A number of Persian Gulf Arab countries have hatched plots to disintegrate the Eastern part of Libya from the African state, Libyan sources said on Sunday.
“The Persian Gulf littoral Arab regimes which are infamous for their enmity toward Arab (popular) revolutions have decided to support the militant and separatist groups’ movements in Eastern Libya, specially the oil-rich territories of Barqa,” informed Libyan sources told FNA on the condition of anonymity.
“The goal of the Arab regimes which include Saudi Arabia, the United Arab Emirates, Jordan and Algeria is to strengthen the June 30 coup in Egypt and further reinvigorate the bases of former Egyptian Defense Minister Abdel Fattah al-Sisi’s government,” they added.
Elaborating on goal pursued by the Arab countries’ efforts and support for the disintegration of Libya, the sources said that they want to take the control of Barqa from Tripoli and put it under the control of Cairo so that the newly-established government in Egypt can use the rich oil resources in Barqa.
The leaders of a movement for self-rule in oil-rich Eastern Libyan unilaterally announced Thursday the formation of a shadow government, the latest challenge to the weakened central authority.
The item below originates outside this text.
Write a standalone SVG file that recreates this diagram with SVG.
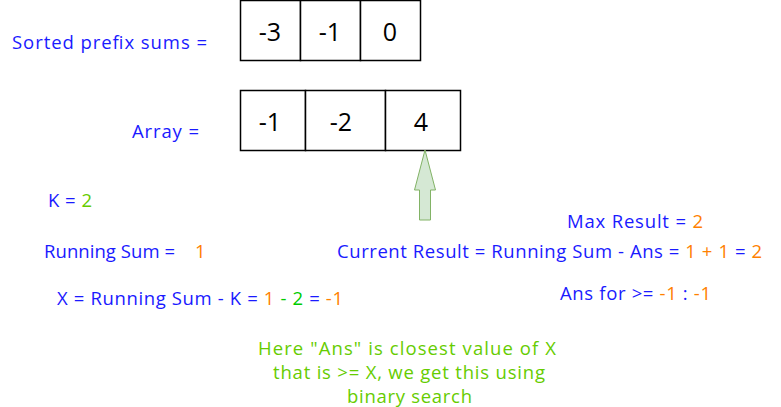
<svg xmlns="http://www.w3.org/2000/svg" width="781" height="407" viewBox="0 0 781 407">
<style>
text{font-family:"Open Sans","Liberation Sans",Arial,sans-serif;font-size:18.5px}
.b{fill:#1a1aff}.o{fill:#ff8000}.g{fill:#66cc00}.g2{fill:#00cc00}
.cell{fill:#fff;stroke:#000;stroke-width:1.5}
.num{font-size:25px;fill:#000;text-anchor:middle}
</style>
<rect width="781" height="407" fill="#fff"/>
<g id="sorted">
<rect class="cell" x="240.5" y="0.5" width="60" height="60"/>
<rect class="cell" x="300.5" y="0.5" width="60" height="60"/>
<rect class="cell" x="360.5" y="0.5" width="60" height="60"/>
<text class="num" x="270" y="41">-3</text>
<text class="num" x="330" y="41">-1</text>
<text class="num" x="390" y="41">0</text>
</g>
<g id="array">
<rect class="cell" x="240.5" y="90.5" width="65" height="60"/>
<rect class="cell" x="305.5" y="90.5" width="80" height="60"/>
<rect class="cell" x="385.5" y="90.5" width="75" height="60"/>
<text class="num" x="270" y="131">-1</text>
<text class="num" x="341" y="131">-2</text>
<text class="num" x="421" y="131">4</text>
</g>
<g id="connectors">
<path d="M425,150 L435.5,190 L430.5,190 L430.5,220 L419.5,220 L419.5,190 L414.5,190 Z" fill="#d5e8d4" stroke="#82b366" stroke-width="1"/>
</g>
<g id="labels">
<text class="b" x="12" y="49" textLength="195" lengthAdjust="spacing">Sorted prefix sums =</text>
<text class="b" x="132" y="138" textLength="67" lengthAdjust="spacing">Array =</text>
<text x="48" y="207" textLength="44" lengthAdjust="spacing"><tspan class="b">K = </tspan><tspan class="g">2</tspan></text>
<text class="b" x="44" y="258" textLength="131" lengthAdjust="spacing">Running Sum =</text>
<text class="o" x="195" y="258">1</text>
<text x="57" y="305" textLength="286" lengthAdjust="spacing"><tspan class="b">X = Running Sum - K = </tspan><tspan class="o">1</tspan><tspan class="g2"> - 2 </tspan><tspan class="b">= </tspan><tspan class="o">-1</tspan></text>
<text x="567" y="228" textLength="136" lengthAdjust="spacing"><tspan class="b">Max Result = </tspan><tspan class="o">2</tspan></text>
<text x="337" y="258" textLength="425" lengthAdjust="spacing"><tspan class="b">Current Result = Running Sum - Ans = </tspan><tspan class="o">1 + 1</tspan><tspan class="b"> = </tspan><tspan class="o">2</tspan></text>
<text x="560" y="300" textLength="151" lengthAdjust="spacing"><tspan class="b">Ans for &gt;= </tspan><tspan class="o">-1</tspan><tspan class="b"> : </tspan><tspan class="o">-1</tspan></text>
<g class="g">
<text x="258" y="355" textLength="298" lengthAdjust="spacing">Here "Ans" is closest value of X</text>
<text x="273" y="379" textLength="272" lengthAdjust="spacing">that is &gt;= X, we get this using</text>
<text x="347" y="403" textLength="125" lengthAdjust="spacing">binary search</text>
</g>
</g>
</svg>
The announcement came several months after the movement, backed by some militias and local tribes, declared the Eastern half of Libya to be an autonomous state, named Barqa, claiming broad self-rule powers and control over resources.
The central government in Tripoli had rejected the declaration. It had no immediate comments on Thursday.
Advocates of the self-rule in the East have been pushing for reviving the system maintained under King Idris in 1951. Libya then was divided into three states, with Cyrenaica – or Barqa as it was called in Arabic – encompassing the Eastern half of the country.
Opponents fear a declaration of autonomy could be the first step toward the outright division of the country, particularly with the turmoil that struck in the aftermath of the fall of longtime dictator Moammar Gadhafi.
The tension between the central government and eastern militias and tribal leaders has already disrupted the exports of oil. Eastern militias earlier seized control of oil exporting terminals, sending production plunging from 1.4 million barrels a day to around 600,000, robbing the country of its main revenue source.